Collected data:
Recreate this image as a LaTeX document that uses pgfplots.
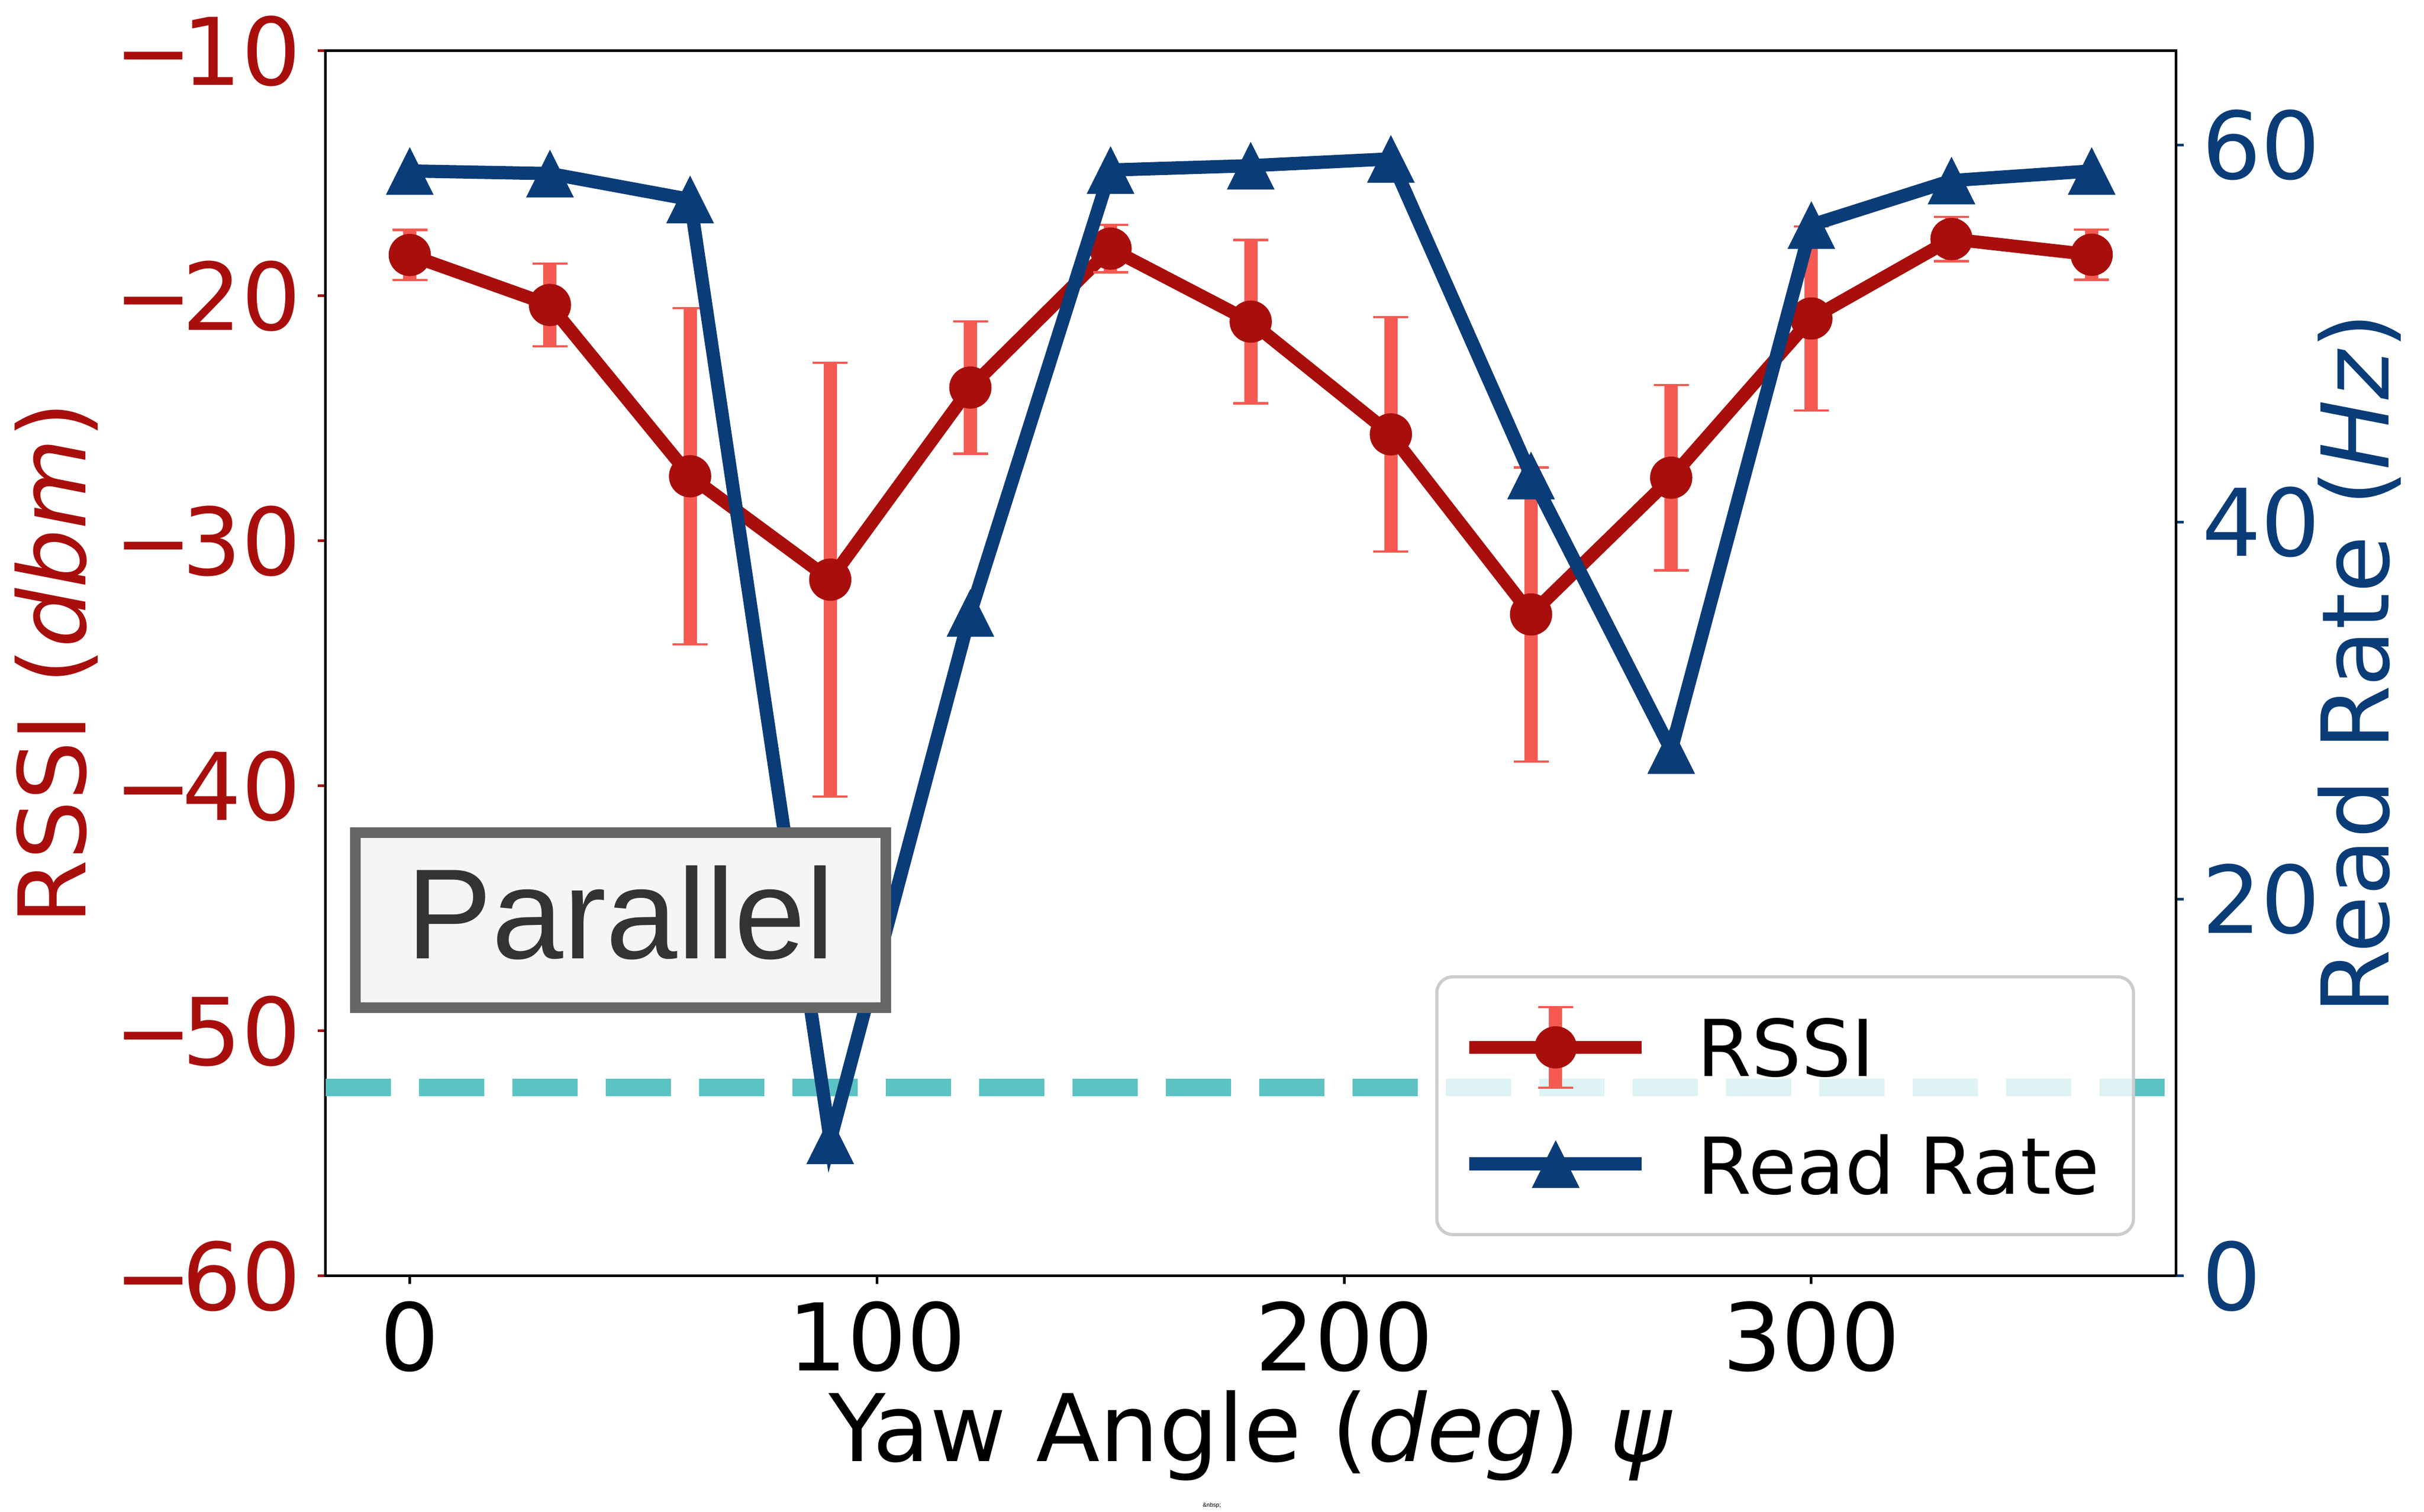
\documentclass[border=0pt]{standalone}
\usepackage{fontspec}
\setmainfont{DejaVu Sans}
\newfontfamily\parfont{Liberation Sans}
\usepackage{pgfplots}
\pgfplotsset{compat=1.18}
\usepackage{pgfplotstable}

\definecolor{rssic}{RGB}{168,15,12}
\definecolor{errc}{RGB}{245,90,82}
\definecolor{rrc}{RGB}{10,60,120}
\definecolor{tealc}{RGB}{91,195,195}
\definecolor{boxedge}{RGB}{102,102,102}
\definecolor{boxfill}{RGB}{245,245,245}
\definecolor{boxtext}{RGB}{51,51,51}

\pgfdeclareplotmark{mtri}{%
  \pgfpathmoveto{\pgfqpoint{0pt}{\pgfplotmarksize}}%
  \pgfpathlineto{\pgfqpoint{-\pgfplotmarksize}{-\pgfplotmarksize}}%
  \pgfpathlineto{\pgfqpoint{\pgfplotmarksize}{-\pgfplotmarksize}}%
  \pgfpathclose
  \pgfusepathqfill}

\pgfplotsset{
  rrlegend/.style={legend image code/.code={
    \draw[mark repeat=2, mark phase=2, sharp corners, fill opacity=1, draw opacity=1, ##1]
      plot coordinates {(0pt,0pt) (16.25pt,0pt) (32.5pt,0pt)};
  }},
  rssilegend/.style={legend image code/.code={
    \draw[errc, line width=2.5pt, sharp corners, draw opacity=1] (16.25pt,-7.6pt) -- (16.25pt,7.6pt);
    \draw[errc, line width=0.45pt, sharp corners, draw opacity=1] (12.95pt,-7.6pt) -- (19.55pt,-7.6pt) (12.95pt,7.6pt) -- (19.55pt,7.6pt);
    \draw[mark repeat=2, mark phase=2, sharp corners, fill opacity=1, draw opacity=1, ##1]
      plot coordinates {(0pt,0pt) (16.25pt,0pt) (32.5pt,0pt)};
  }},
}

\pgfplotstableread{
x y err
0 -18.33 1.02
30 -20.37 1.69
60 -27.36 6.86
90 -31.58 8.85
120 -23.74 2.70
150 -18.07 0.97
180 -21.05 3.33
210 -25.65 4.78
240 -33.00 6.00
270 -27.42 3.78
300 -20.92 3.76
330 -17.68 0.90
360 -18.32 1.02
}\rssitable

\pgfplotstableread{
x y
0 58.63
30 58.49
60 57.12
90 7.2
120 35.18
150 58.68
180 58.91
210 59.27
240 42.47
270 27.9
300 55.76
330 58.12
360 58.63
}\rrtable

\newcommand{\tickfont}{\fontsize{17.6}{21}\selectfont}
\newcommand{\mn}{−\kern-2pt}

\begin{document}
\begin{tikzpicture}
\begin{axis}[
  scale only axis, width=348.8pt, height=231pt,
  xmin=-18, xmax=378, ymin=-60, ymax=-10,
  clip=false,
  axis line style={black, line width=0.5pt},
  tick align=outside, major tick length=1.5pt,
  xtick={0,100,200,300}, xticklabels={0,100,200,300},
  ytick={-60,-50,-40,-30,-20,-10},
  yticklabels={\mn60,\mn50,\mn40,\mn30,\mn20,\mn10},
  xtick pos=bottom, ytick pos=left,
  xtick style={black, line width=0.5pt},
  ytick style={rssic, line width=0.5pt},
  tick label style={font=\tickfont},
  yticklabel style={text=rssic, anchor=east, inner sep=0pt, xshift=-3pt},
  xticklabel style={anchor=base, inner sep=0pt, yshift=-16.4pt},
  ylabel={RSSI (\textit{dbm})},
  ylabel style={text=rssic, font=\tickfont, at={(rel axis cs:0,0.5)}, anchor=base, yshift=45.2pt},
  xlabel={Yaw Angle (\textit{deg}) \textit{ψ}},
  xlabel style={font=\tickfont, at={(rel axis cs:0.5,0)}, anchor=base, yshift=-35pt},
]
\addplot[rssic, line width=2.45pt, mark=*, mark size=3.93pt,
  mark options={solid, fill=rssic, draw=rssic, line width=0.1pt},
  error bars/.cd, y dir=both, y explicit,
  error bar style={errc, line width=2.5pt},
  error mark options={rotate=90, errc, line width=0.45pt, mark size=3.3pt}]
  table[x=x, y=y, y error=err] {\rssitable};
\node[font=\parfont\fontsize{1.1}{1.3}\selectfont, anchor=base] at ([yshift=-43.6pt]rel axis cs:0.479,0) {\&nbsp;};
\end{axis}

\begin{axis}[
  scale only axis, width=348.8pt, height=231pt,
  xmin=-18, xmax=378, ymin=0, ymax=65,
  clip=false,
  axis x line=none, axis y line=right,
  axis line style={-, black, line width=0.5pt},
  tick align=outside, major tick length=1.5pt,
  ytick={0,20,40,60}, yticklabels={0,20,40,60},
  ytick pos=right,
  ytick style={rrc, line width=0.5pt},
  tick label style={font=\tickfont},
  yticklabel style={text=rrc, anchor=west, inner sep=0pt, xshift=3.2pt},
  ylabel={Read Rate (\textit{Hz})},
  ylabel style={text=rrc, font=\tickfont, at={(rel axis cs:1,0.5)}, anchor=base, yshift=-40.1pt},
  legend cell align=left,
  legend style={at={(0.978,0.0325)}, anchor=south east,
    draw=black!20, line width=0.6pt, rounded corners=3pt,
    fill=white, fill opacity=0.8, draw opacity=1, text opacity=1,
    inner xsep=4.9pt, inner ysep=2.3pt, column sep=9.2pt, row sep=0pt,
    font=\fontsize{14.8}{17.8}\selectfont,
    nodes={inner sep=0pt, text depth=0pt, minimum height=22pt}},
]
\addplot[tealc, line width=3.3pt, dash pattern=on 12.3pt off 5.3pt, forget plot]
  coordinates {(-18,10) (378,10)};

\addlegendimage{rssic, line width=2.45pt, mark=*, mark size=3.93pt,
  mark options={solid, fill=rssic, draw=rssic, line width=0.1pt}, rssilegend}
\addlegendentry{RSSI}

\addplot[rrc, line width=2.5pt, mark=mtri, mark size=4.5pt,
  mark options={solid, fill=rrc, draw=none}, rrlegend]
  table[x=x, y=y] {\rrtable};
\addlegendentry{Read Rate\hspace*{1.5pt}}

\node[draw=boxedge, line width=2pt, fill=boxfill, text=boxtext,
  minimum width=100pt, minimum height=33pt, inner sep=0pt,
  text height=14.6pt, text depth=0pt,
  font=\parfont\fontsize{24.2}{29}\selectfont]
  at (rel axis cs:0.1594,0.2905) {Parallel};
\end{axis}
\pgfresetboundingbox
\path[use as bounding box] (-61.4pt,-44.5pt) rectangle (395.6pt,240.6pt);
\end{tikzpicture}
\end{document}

Work to do: Transcribe each line above verbatim, with the pictures left out.

Output of the task:
Recreate this image as a LaTeX document that uses pgfplots.
\documentclass[border=0pt]{standalone}
\usepackage{fontspec}
\setmainfont{DejaVu Sans}
\newfontfamily\parfont{Liberation Sans}
\usepackage{pgfplots}
\pgfplotsset{compat=1.18}
\usepackage{pgfplotstable}

\definecolor{rssic}{RGB}{168,15,12}
\definecolor{errc}{RGB}{245,90,82}
\definecolor{rrc}{RGB}{10,60,120}
\definecolor{tealc}{RGB}{91,195,195}
\definecolor{boxedge}{RGB}{102,102,102}
\definecolor{boxfill}{RGB}{245,245,245}
\definecolor{boxtext}{RGB}{51,51,51}

\pgfdeclareplotmark{mtri}{%
  \pgfpathmoveto{\pgfqpoint{0pt}{\pgfplotmarksize}}%
  \pgfpathlineto{\pgfqpoint{-\pgfplotmarksize}{-\pgfplotmarksize}}%
  \pgfpathlineto{\pgfqpoint{\pgfplotmarksize}{-\pgfplotmarksize}}%
  \pgfpathclose
  \pgfusepathqfill}

\pgfplotsset{
  rrlegend/.style={legend image code/.code={
    \draw[mark repeat=2, mark phase=2, sharp corners, fill opacity=1, draw opacity=1, ##1]
      plot coordinates {(0pt,0pt) (16.25pt,0pt) (32.5pt,0pt)};
  }},
  rssilegend/.style={legend image code/.code={
    \draw[errc, line width=2.5pt, sharp corners, draw opacity=1] (16.25pt,-7.6pt) -- (16.25pt,7.6pt);
    \draw[errc, line width=0.45pt, sharp corners, draw opacity=1] (12.95pt,-7.6pt) -- (19.55pt,-7.6pt) (12.95pt,7.6pt) -- (19.55pt,7.6pt);
    \draw[mark repeat=2, mark phase=2, sharp corners, fill opacity=1, draw opacity=1, ##1]
      plot coordinates {(0pt,0pt) (16.25pt,0pt) (32.5pt,0pt)};
  }},
}

\pgfplotstableread{
x y err
0 -18.33 1.02
30 -20.37 1.69
60 -27.36 6.86
90 -31.58 8.85
120 -23.74 2.70
150 -18.07 0.97
180 -21.05 3.33
210 -25.65 4.78
240 -33.00 6.00
270 -27.42 3.78
300 -20.92 3.76
330 -17.68 0.90
360 -18.32 1.02
}\rssitable

\pgfplotstableread{
x y
0 58.63
30 58.49
60 57.12
90 7.2
120 35.18
150 58.68
180 58.91
210 59.27
240 42.47
270 27.9
300 55.76
330 58.12
360 58.63
}\rrtable

\newcommand{\tickfont}{\fontsize{17.6}{21}\selectfont}
\newcommand{\mn}{−\kern-2pt}

\begin{document}
\begin{tikzpicture}
\begin{axis}[
  scale only axis, width=348.8pt, height=231pt,
  xmin=-18, xmax=378, ymin=-60, ymax=-10,
  clip=false,
  axis line style={black, line width=0.5pt},
  tick align=outside, major tick length=1.5pt,
  xtick={0,100,200,300}, xticklabels={0,100,200,300},
  ytick={-60,-50,-40,-30,-20,-10},
  yticklabels={\mn60,\mn50,\mn40,\mn30,\mn20,\mn10},
  xtick pos=bottom, ytick pos=left,
  xtick style={black, line width=0.5pt},
  ytick style={rssic, line width=0.5pt},
  tick label style={font=\tickfont},
  yticklabel style={text=rssic, anchor=east, inner sep=0pt, xshift=-3pt},
  xticklabel style={anchor=base, inner sep=0pt, yshift=-16.4pt},
  ylabel={RSSI (\textit{dbm})},
  ylabel style={text=rssic, font=\tickfont, at={(rel axis cs:0,0.5)}, anchor=base, yshift=45.2pt},
  xlabel={Yaw Angle (\textit{deg}) \textit{ψ}},
  xlabel style={font=\tickfont, at={(rel axis cs:0.5,0)}, anchor=base, yshift=-35pt},
]
\addplot[rssic, line width=2.45pt, mark=*, mark size=3.93pt,
  mark options={solid, fill=rssic, draw=rssic, line width=0.1pt},
  error bars/.cd, y dir=both, y explicit,
  error bar style={errc, line width=2.5pt},
  error mark options={rotate=90, errc, line width=0.45pt, mark size=3.3pt}]
  table[x=x, y=y, y error=err] {\rssitable};
\node[font=\parfont\fontsize{1.1}{1.3}\selectfont, anchor=base] at ([yshift=-43.6pt]rel axis cs:0.479,0) {\&nbsp;};
\end{axis}

\begin{axis}[
  scale only axis, width=348.8pt, height=231pt,
  xmin=-18, xmax=378, ymin=0, ymax=65,
  clip=false,
  axis x line=none, axis y line=right,
  axis line style={-, black, line width=0.5pt},
  tick align=outside, major tick length=1.5pt,
  ytick={0,20,40,60}, yticklabels={0,20,40,60},
  ytick pos=right,
  ytick style={rrc, line width=0.5pt},
  tick label style={font=\tickfont},
  yticklabel style={text=rrc, anchor=west, inner sep=0pt, xshift=3.2pt},
  ylabel={Read Rate (\textit{Hz})},
  ylabel style={text=rrc, font=\tickfont, at={(rel axis cs:1,0.5)}, anchor=base, yshift=-40.1pt},
  legend cell align=left,
  legend style={at={(0.978,0.0325)}, anchor=south east,
    draw=black!20, line width=0.6pt, rounded corners=3pt,
    fill=white, fill opacity=0.8, draw opacity=1, text opacity=1,
    inner xsep=4.9pt, inner ysep=2.3pt, column sep=9.2pt, row sep=0pt,
    font=\fontsize{14.8}{17.8}\selectfont,
    nodes={inner sep=0pt, text depth=0pt, minimum height=22pt}},
]
\addplot[tealc, line width=3.3pt, dash pattern=on 12.3pt off 5.3pt, forget plot]
  coordinates {(-18,10) (378,10)};

\addlegendimage{rssic, line width=2.45pt, mark=*, mark size=3.93pt,
  mark options={solid, fill=rssic, draw=rssic, line width=0.1pt}, rssilegend}
\addlegendentry{RSSI}

\addplot[rrc, line width=2.5pt, mark=mtri, mark size=4.5pt,
  mark options={solid, fill=rrc, draw=none}, rrlegend]
  table[x=x, y=y] {\rrtable};
\addlegendentry{Read Rate\hspace*{1.5pt}}

\node[draw=boxedge, line width=2pt, fill=boxfill, text=boxtext,
  minimum width=100pt, minimum height=33pt, inner sep=0pt,
  text height=14.6pt, text depth=0pt,
  font=\parfont\fontsize{24.2}{29}\selectfont]
  at (rel axis cs:0.1594,0.2905) {Parallel};
\end{axis}
\pgfresetboundingbox
\path[use as bounding box] (-61.4pt,-44.5pt) rectangle (395.6pt,240.6pt);
\end{tikzpicture}
\end{document}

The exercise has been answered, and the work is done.